= Sawdust brandy =

Sawdust brandy (from the German Holzbranntwein) is a neutral spirit produced through the distillation of wood products.

To produce sawdust brandy, the wood is cooked with a diluted sulfuric acid, which causes the cellulose to be broken down via acid hydrolysis into dextrose and other simple sugars, while the lignin remains. The acidic, sugar-containing liquid is neutralised and allowed to ferment, producing the ethanol that will later be purified through distillation.

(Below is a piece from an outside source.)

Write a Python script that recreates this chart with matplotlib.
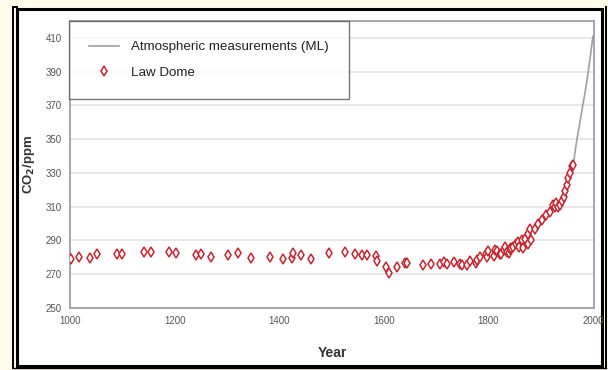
import matplotlib
matplotlib.use("Agg")
import matplotlib.pyplot as plt
from matplotlib.patches import Rectangle
from matplotlib.lines import Line2D

plt.rcParams['font.family'] = ['Liberation Sans', 'DejaVu Sans']

# Law Dome ice core CO2 (year, ppm)
law_years = [998, 1001, 1017, 1038, 1052, 1090, 1100, 1141, 1154, 1189, 1202,
             1240, 1251, 1270, 1303, 1322, 1346, 1382, 1408, 1425, 1427, 1441,
             1460, 1496, 1525, 1545, 1559, 1568, 1586, 1588, 1604, 1610, 1626,
             1640, 1645, 1675, 1690, 1707, 1716, 1720, 1734, 1745, 1750, 1760,
             1765, 1776, 1779, 1784, 1795, 1798, 1800, 1810, 1812, 1816, 1822,
             1825, 1829, 1832, 1835, 1840, 1841, 1844, 1847, 1852, 1857, 1859,
             1864, 1867, 1870, 1875, 1876, 1880, 1882, 1889, 1895, 1902, 1911,
             1918, 1924, 1927, 1930, 1933, 1937, 1940, 1944, 1947, 1950, 1953,
             1956, 1959, 1961]
law_ppm = [280.5, 279.0, 280.4, 279.4, 282.0, 282.0, 282.0, 283.3, 283.3, 283.3,
           282.7, 281.4, 282.0, 280.4, 281.4, 282.7, 279.4, 280.0, 279.0, 279.4,
           282.4, 281.4, 279.0, 282.4, 283.0, 282.0, 281.4, 281.4, 280.8, 278.0,
           274.0, 271.0, 274.0, 276.5, 276.5, 275.5, 276.0, 276.3, 277.0, 276.0,
           277.5, 276.0, 275.5, 275.5, 278.0, 276.5, 278.5, 280.0, 282.0, 280.4,
           284.0, 281.0, 284.3, 284.0, 282.0, 282.0, 284.3, 286.0, 283.0, 282.7,
           285.0, 285.3, 286.0, 288.0, 289.0, 286.0, 290.0, 285.3, 291.0, 288.0,
           294.0, 297.0, 290.0, 297.0, 300.0, 302.0, 305.0, 307.0, 311.0, 310.0,
           312.0, 310.0, 311.0, 313.5, 316.0, 319.5, 323.0, 327.0, 330.0, 334.0,
           335.0]

# Atmospheric measurements (ML) as placed in the picture
ml_years = [1961, 1965, 1970, 1975, 1980, 1985, 1990, 1995, 2000]
ml_ppm = [330, 341, 351, 360, 369, 378, 388, 399, 411]

x_ticks = [1000, 1200, 1400, 1600, 1800, 2000]
y_ticks = [250, 270, 290, 310, 330, 350, 370, 390, 410]

fig = plt.figure(figsize=(6.08, 3.70), dpi=100)
fig.patch.set_facecolor('#fffbea')

W, H = 608, 370
def rx(p):
    return p / W
def ry(p):
    return 1 - p / H

# white panel and double black frame
fig.patches.append(Rectangle((rx(17), ry(366)), rx(602) - rx(17), ry(9) - ry(366),
                             transform=fig.transFigure, facecolor='white',
                             edgecolor='black', linewidth=2.2, zorder=-5))
for xs, ys, lw in [([13, 13], [368, 7], 1.4), ([13, 17], [7, 7], 1.4),
                   ([606, 606], [7, 368], 1.4), ([13, 606], [368, 368], 1.0)]:
    fig.lines.append(Line2D([rx(v) for v in xs], [ry(v) for v in ys],
                            transform=fig.transFigure, color='black',
                            linewidth=lw, zorder=-4))

ax = fig.add_axes([rx(70), ry(308), rx(594) - rx(70), ry(21) - ry(308)])
ax.set_zorder(2)
ax.set_facecolor('white')
ax.set_xlim(1000, 2002)
ax.set_ylim(250, 420)
ax.set_xticks(x_ticks)
ax.set_yticks(y_ticks)
ax.tick_params(length=0, labelsize=7, colors='#555555', pad=6)
ax.yaxis.grid(True, color='#e4e4e4', linewidth=1.2)
ax.set_axisbelow(True)
for side in ['left', 'bottom', 'top', 'right']:
    ax.spines[side].set_color('#9a9a9a')
    ax.spines[side].set_linewidth(1.2)

ax.plot(ml_years, ml_ppm, color='#a0a0a0', linewidth=1.2,
        label='Atmospheric measurements (ML)', zorder=2)
ax.plot(law_years, law_ppm, linestyle='none', marker='d', markersize=5.2,
        markerfacecolor='white', markeredgecolor='#c42630', markeredgewidth=1.1,
        label='Law Dome', zorder=3)

ax.set_xlabel('Year', fontsize=10, fontweight='bold', color='#333333', labelpad=14)
ax.set_ylabel(r'CO$_\mathbf{2}$/ppm', fontsize=9.5, fontweight='bold', color='#333333',
              labelpad=6)

leg = ax.legend(loc='upper left', bbox_to_anchor=(-0.001, 1.0), fontsize=9.6,
                frameon=True, fancybox=False, borderaxespad=0, labelspacing=1.0,
                handlelength=2.2, handletextpad=0.9, borderpad=1.5)
leg.get_frame().set_edgecolor('#555555')
leg.get_frame().set_linewidth(1.0)
for t in leg.get_texts():
    t.set_color('#222222')

fig.savefig('out.png', dpi=100, facecolor=fig.get_facecolor())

In the German Democratic Republic, the lye produced from the wood pulp was employed in the production of the Holzschnaps ("wood schnapps"). Brandy for human consumption (spirits diluted to drinking strength) produced in this method has no additional risks compared to brandy produced from grain; it actually contains fewer fusel oils than traditional distilling methods involving spirits from grain or fruit. In spite of this, German law governing spirit production (overseen by the "Bundesmonopolverwaltung für Branntwein) forbids the use of sawdust brandy in the production of alcoholic beverages. This ban stems from the purpose of the law as an agricultural subsidy, rather than out of public health concerns.

Prior to modern, synthetic production methods, wood was also once commonly destructively distilled or dry distilled for the production of methanol (wood alcohol).